Challenges we ran into
Making the AI “panic” without completely breaking the app. Balancing chaos and usability — too much randomness crashed the page! Designing glitches and animations that look dramatic but still allow interaction. Condensing the project into a 48-hour weekend while keeping it funny and interactive.
Accomplishments that we're proud of
Achieved a fully functional, cursed AI that escalates in panic with each message. Created glitchy UI/animations that make users feel like the internet is literally collapsing. Designed “bugs turned features” moments that turned errors into core parts of the experience. Made a project that’s funny, chaotic, and memorable — exactly the vibe Codepocalypse celebrates.
What we learned
Chaos can be intentional design — bugs and glitches can enhance user experience.
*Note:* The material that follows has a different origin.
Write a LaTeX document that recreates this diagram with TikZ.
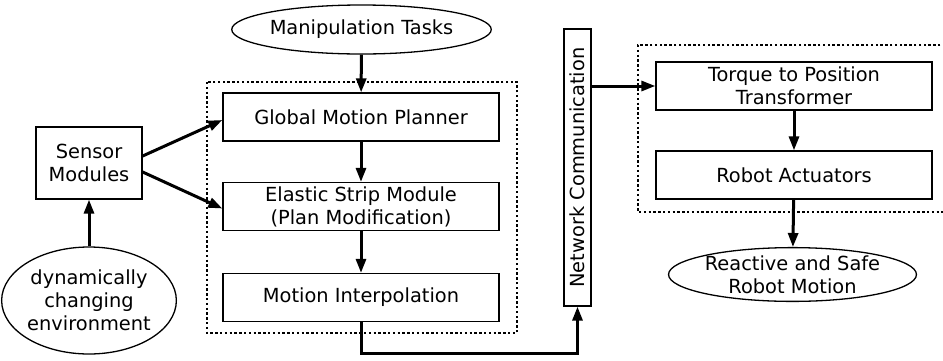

Balancing AI output randomness with usability is an art. Rapid prototyping + playful experimentation is more important than perfection. A project doesn’t need to be “polished” to leave a lasting impression — sometimes the half-baked ideas are the most memorable.
What's next for ApocaGPT
Add voice interaction with panicking text-to-speech responses. Make multi-user mode where several people can panic with the AI at once. Expand “glitch library” — ASCII chaos, fake error screens, and interactive disasters. Turn ApocaGPT into a full interactive end-of-the-internet experience: chaos, bugs, drama, and laughter all in one place.